Is There a Way to Discover Someone’s Learning Style?

Bill Roach recently asked a good question in a comment on my article on learning styles. He wondered what I look for to indicate what style of learning might be best for an individual student.

I generally don’t attempt to classify a person’s learning style when I meet them. I use both visual and verbal tools in parallel. Based on statistics and my experience, this method addresses the needs of the majority.

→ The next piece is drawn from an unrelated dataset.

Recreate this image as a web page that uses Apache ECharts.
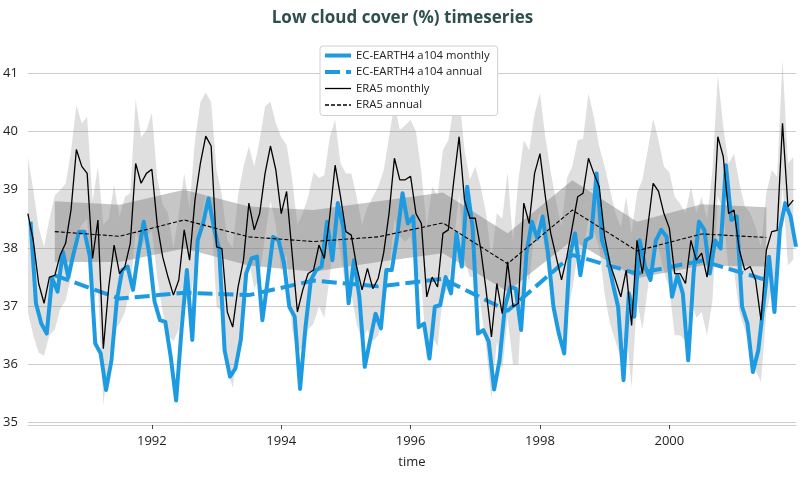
<!DOCTYPE html>
<html>
<head>
<meta charset="utf-8">
<script src="https://cdn.jsdelivr.net/npm/echarts@6/dist/echarts.min.js"></script>
<style>html,body{margin:0;padding:0;background:#fff}#chart{width:805px;height:478px}</style>
</head>
<body>
<div id="chart"></div>
<script>
// ---- data ----
const years = [1990,1991,1992,1993,1994,1995,1996,1997,1998,1999,2000,2001];
const xTicks = [1992,1994,1996,1998,2000];
const yTicks = [35,36,37,38,39,40,41];

// monthly values, Feb 1990 .. Dec 2001
const era5Monthly = [
38.59,38.13,37.39,37.05,37.50,37.53,37.88,38.08,38.65,39.69,39.40,39.28,
37.82,38.48,36.27,37.33,38.05,37.56,37.68,38.08,39.45,39.11,39.28,39.35,
38.40,37.85,37.50,37.19,37.45,38.31,37.79,38.82,39.45,39.92,39.75,38.02,
37.99,36.90,36.64,37.33,37.79,38.77,38.31,38.59,39.28,39.75,39.34,38.59,
38.97,37.93,36.90,37.28,37.56,37.62,38.05,37.82,38.54,39.42,38.88,38.28,
38.22,37.68,37.28,37.65,37.30,37.48,37.91,38.59,39.54,39.17,39.17,39.23,
38.59,38.42,37.16,37.50,37.33,38.25,38.31,39.14,39.91,38.82,38.51,38.51,
37.99,37.28,36.47,37.39,36.87,37.76,36.99,37.05,38.77,38.42,39.28,39.62,
38.88,38.25,37.85,37.45,37.85,38.36,38.88,38.94,39.54,39.28,39.05,38.19,
37.73,37.45,37.16,37.62,36.67,38.13,37.56,38.36,39.11,38.97,38.59,38.34,
37.56,37.56,37.39,38.13,37.79,37.91,37.50,38.13,39.91,39.57,38.59,38.65,
37.96,37.62,37.68,37.45,36.76,37.96,38.28,38.30,40.14,38.71,38.82];

const ecMonthly = [
38.45,37.05,36.70,36.53,37.48,37.25,37.93,37.50,37.91,38.28,38.28,37.85,
36.36,36.19,35.56,36.07,37.10,37.62,37.68,37.28,37.91,38.45,37.91,37.08,
36.76,36.73,36.13,35.38,36.59,37.62,36.42,38.13,38.42,38.85,38.36,37.96,
36.24,35.79,35.93,36.42,37.56,37.82,37.85,36.76,37.45,38.19,38.13,37.75,
36.99,36.82,35.58,36.64,37.45,37.62,37.68,38.45,37.79,38.77,38.36,37.05,
37.79,37.16,35.96,36.42,36.87,36.62,37.62,37.62,38.19,38.94,38.42,38.54,
36.64,36.70,36.10,36.99,37.02,37.50,37.22,38.25,37.68,39.05,38.36,36.53,
36.59,36.39,35.57,36.07,36.99,37.33,37.30,36.59,37.91,38.45,38.16,38.54,
37.91,36.99,36.53,36.19,37.85,38.25,37.53,38.13,38.19,39.28,38.13,37.85,
37.39,36.99,35.73,37.22,36.82,38.13,37.68,37.45,38.13,38.31,38.19,37.16,
37.53,37.22,36.07,37.56,38.45,38.31,37.56,38.13,37.99,39.42,38.48,38.54,
36.99,36.70,35.87,36.24,37.05,37.85,36.90,38.31,38.77,38.54,38.02];

const monthlyHigh = [
39.56,39.00,38.35,38.02,38.50,38.90,39.00,39.10,39.65,40.45,40.14,40.25,
38.80,39.39,38.40,38.50,39.08,38.53,38.88,38.94,40.56,39.90,40.02,40.32,
39.20,38.75,38.60,38.00,38.59,39.28,38.70,39.85,40.50,40.67,40.50,39.33,
38.90,38.13,38.00,38.90,39.40,39.74,39.40,39.85,40.43,40.51,40.14,39.90,
39.77,39.20,38.40,38.60,38.88,39.30,39.20,39.25,39.90,40.20,39.45,39.28,
39.28,38.88,38.40,38.70,38.88,39.05,39.33,39.90,40.48,40.03,40.10,40.20,
40.00,39.30,38.36,39.05,38.90,39.68,39.85,40.43,40.66,39.68,39.17,39.40,
39.05,38.60,37.80,38.60,38.50,39.30,38.10,39.17,39.85,39.68,40.30,40.66,
39.90,39.30,38.80,38.36,39.20,39.40,39.85,39.88,40.65,40.25,39.74,39.40,
39.00,38.60,38.36,38.88,38.25,38.94,39.17,39.68,40.22,39.85,39.40,39.30,
38.88,38.76,38.60,39.05,38.60,38.88,38.48,39.34,40.97,40.08,39.45,39.62,
39.11,38.71,38.60,38.36,38.02,38.94,39.34,39.22,41.23,39.45,39.56];

const monthlyLow = [
36.90,36.50,36.20,36.15,36.50,36.60,36.95,37.10,37.50,38.20,38.40,38.50,
37.00,37.30,35.30,36.10,36.60,36.70,36.90,37.30,38.30,38.00,38.20,38.30,
37.50,36.90,36.50,36.40,36.60,37.30,36.90,37.80,38.40,38.90,38.60,37.00,
36.90,35.90,35.60,36.30,36.80,37.80,37.30,37.50,38.20,38.80,38.40,37.60,
37.90,36.60,36.20,36.30,36.60,36.70,37.00,36.80,37.50,38.40,37.90,37.30,
37.20,36.70,36.40,36.60,36.40,36.50,36.90,37.60,38.50,38.20,38.10,38.20,
37.60,37.40,36.10,36.50,36.30,37.20,37.30,38.10,38.90,37.80,37.50,37.50,
37.00,36.30,35.40,36.40,35.90,36.80,36.00,36.00,37.80,37.40,38.30,38.60,
37.90,37.20,36.80,36.40,36.80,37.30,37.90,37.90,38.50,38.30,38.00,37.20,
36.70,36.40,36.10,36.60,35.60,37.10,36.60,37.30,38.10,38.00,37.60,37.30,
36.50,36.50,36.40,37.10,36.80,36.90,36.50,37.10,38.90,38.60,37.60,37.60,
36.90,36.60,36.30,35.90,35.70,36.90,37.30,37.30,39.10,37.70,37.80];

// annual values (mid-year)
const era5Annual = [38.28,38.20,38.48,38.19,38.11,38.19,38.43,37.73,38.65,37.95,38.24,38.18];
const ecAnnual   = [37.53,37.13,37.23,37.19,37.44,37.34,37.47,36.92,37.88,37.56,37.78,37.45];
const annualHigh = [38.80,38.74,39.00,38.71,38.65,38.80,38.95,38.25,39.16,38.45,38.75,38.70];
const annualLow  = [37.76,37.76,37.99,37.70,37.59,37.76,37.91,37.25,38.13,37.48,37.70,37.68];

// ---- build ----
const FONT = 'Open Sans';
const BLUE = '#1E9BE0';
const nM = era5Monthly.length;
const tEra = [], tEc = [];
for (let k = 0; k < nM; k++) { tEra.push(1990 + (k + 1) / 12); tEc.push(1990 + (k + 1.5) / 12); }
const tYr = years.map(y => y + 0.5);

const pair = (t, v) => v.map((y, i) => [t[i], y]);

function bandSeries(name, t, lo, hi, fill, z) {
  return {
    name: name, type: 'custom', silent: true, z: z,
    data: t.map((x, i) => [x, lo[i], hi[i]]),
    encode: {x: 0, y: [1, 2]},
    renderItem: function (params, api) {
      if (params.dataIndex !== 0) return null;
      const pts = [];
      for (let i = 0; i < t.length; i++) pts.push(api.coord([t[i], hi[i]]));
      for (let i = t.length - 1; i >= 0; i--) pts.push(api.coord([t[i], lo[i]]));
      const cs = params.coordSys;
      return {
        type: 'polygon', shape: {points: pts},
        style: {fill: fill, stroke: null},
        clipPath: {type: 'rect', shape: {x: cs.x, y: cs.y, width: cs.width, height: cs.height}}
      };
    }
  };
}

const chart = echarts.init(document.getElementById('chart'), null, {renderer: 'canvas'});
chart.setOption({
  animation: false,
  backgroundColor: '#ffffff',
  textStyle: {fontFamily: FONT},
  title: {
    text: 'Low cloud cover (%) timeseries', left: 'center', top: 10, padding: 0,
    textStyle: {fontFamily: FONT, fontSize: 17, fontWeight: 'bold', color: '#2F4F4F'}
  },
  grid: {left: 20, right: 9, top: 40, bottom: 53, containLabel: false},
  legend: {
    data: [
      {name: 'EC-EARTH4 a104 monthly', lineStyle: {width: 4}},
      {name: 'EC-EARTH4 a104 annual', lineStyle: {width: 4}},
      {name: 'ERA5 monthly', lineStyle: {width: 1.3}},
      {name: 'ERA5 annual', lineStyle: {width: 1.3}}
    ],
    z: 20,
    orient: 'vertical', left: 320, top: 46,
    itemWidth: 26, itemHeight: 13, itemGap: 5.5,
    padding: [4, 8, 5, 3],
    backgroundColor: '#ffffff', borderColor: '#d0d0d0', borderWidth: 1, borderRadius: 3,
    textStyle: {fontFamily: FONT, fontSize: 11.3, color: '#222'},
    itemStyle: {opacity: 0},
    selectedMode: false
  },
  xAxis: {
    type: 'value', min: 1990 + 1 / 12, max: 1990 + 143.5 / 12,
    name: 'time', nameLocation: 'middle', nameGap: 31,
    nameTextStyle: {fontFamily: FONT, fontSize: 13, color: '#222'},
    axisLine: {show: true, lineStyle: {color: '#d0d0d0', width: 1}},
    axisTick: {show: true, customValues: xTicks, length: 4, lineStyle: {color: '#444'}},
    axisLabel: {customValues: xTicks, formatter: v => String(Math.round(v)), margin: 10,
                fontFamily: FONT, fontSize: 13, color: '#222'},
    splitLine: {show: false}
  },
  yAxis: {
    type: 'value', min: 34.96, max: 41.57,
    axisLine: {show: false}, axisTick: {show: false}, splitLine: {show: false},
    axisLabel: {customValues: yTicks, margin: 10, fontFamily: FONT, fontSize: 13, color: '#222'}
  },
  series: [
    {
      name: 'grid', type: 'line', data: [], silent: true, z: 0,
      markLine: {silent: true, symbol: 'none', label: {show: false}, z: 0,
        lineStyle: {color: '#cccccc', width: 1, type: 'solid'},
        data: yTicks.map(v => ({yAxis: v}))}
    },
    bandSeries('monthly range', tEra, monthlyLow, monthlyHigh, 'rgba(128,128,128,0.25)', 1),
    bandSeries('annual range', tYr, annualLow, annualHigh, 'rgba(128,128,128,0.45)', 2),
    {name: 'EC-EARTH4 a104 monthly', type: 'line', data: pair(tEc, ecMonthly), symbol: 'none',
     itemStyle: {color: BLUE}, lineStyle: {color: BLUE, width: 4, join: 'round', cap: 'butt'}, z: 3},
    {name: 'EC-EARTH4 a104 annual', type: 'line', data: pair(tYr, ecAnnual), symbol: 'none',
     itemStyle: {color: BLUE}, lineStyle: {color: BLUE, width: 4, type: [15, 6]}, z: 4},
    {name: 'ERA5 monthly', type: 'line', data: pair(tEra, era5Monthly), symbol: 'none',
     itemStyle: {color: '#000'}, lineStyle: {color: '#000', width: 1.3}, z: 5},
    {name: 'ERA5 annual', type: 'line', data: pair(tYr, era5Annual), symbol: 'none',
     itemStyle: {color: '#000'}, lineStyle: {color: '#000', width: 1.1, type: [4, 2]}, z: 6}
  ]
});
</script>
</body>
</html>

  1. Thanks, Bill. I had a kinaesthetic experience as an instructor yesterday. Someone fairly new to my classes was having trouble keeping form in her upper body. I knew approximately what was going on but when I stood in front of her bike (a Keiser) I absent-mindedly took hold of the bars that extend past the computer. Through them I could feel vibrations and energy transfer that gave me information about what was going on in her body. I could then describe what I was feeling and why. I gave her a ten minute “assignment” and she began to feel an improvement. It will take her a long time to address this but the solution started with my ability to physically experience what she was doing on the bike.

  2. Thanks for this excellent and very helpful answer.

    I find some success with kinesthetic learning particularly when teaching pedal stroke technique. After giving some auditory and visual instruction, I ask them to spend some time focusing on the “feel” of the motion. I might even suggest they close their eyes. This often works for me.

    But every now and then I see that I’m not reaching someone. Your answer is really helpful – especially giving myself permission to just ask them. And to understand that they might just be distracted and not in a great place to learn that day.

    Finally, I love that I can access this kind of expertise through ICA. Thank you again.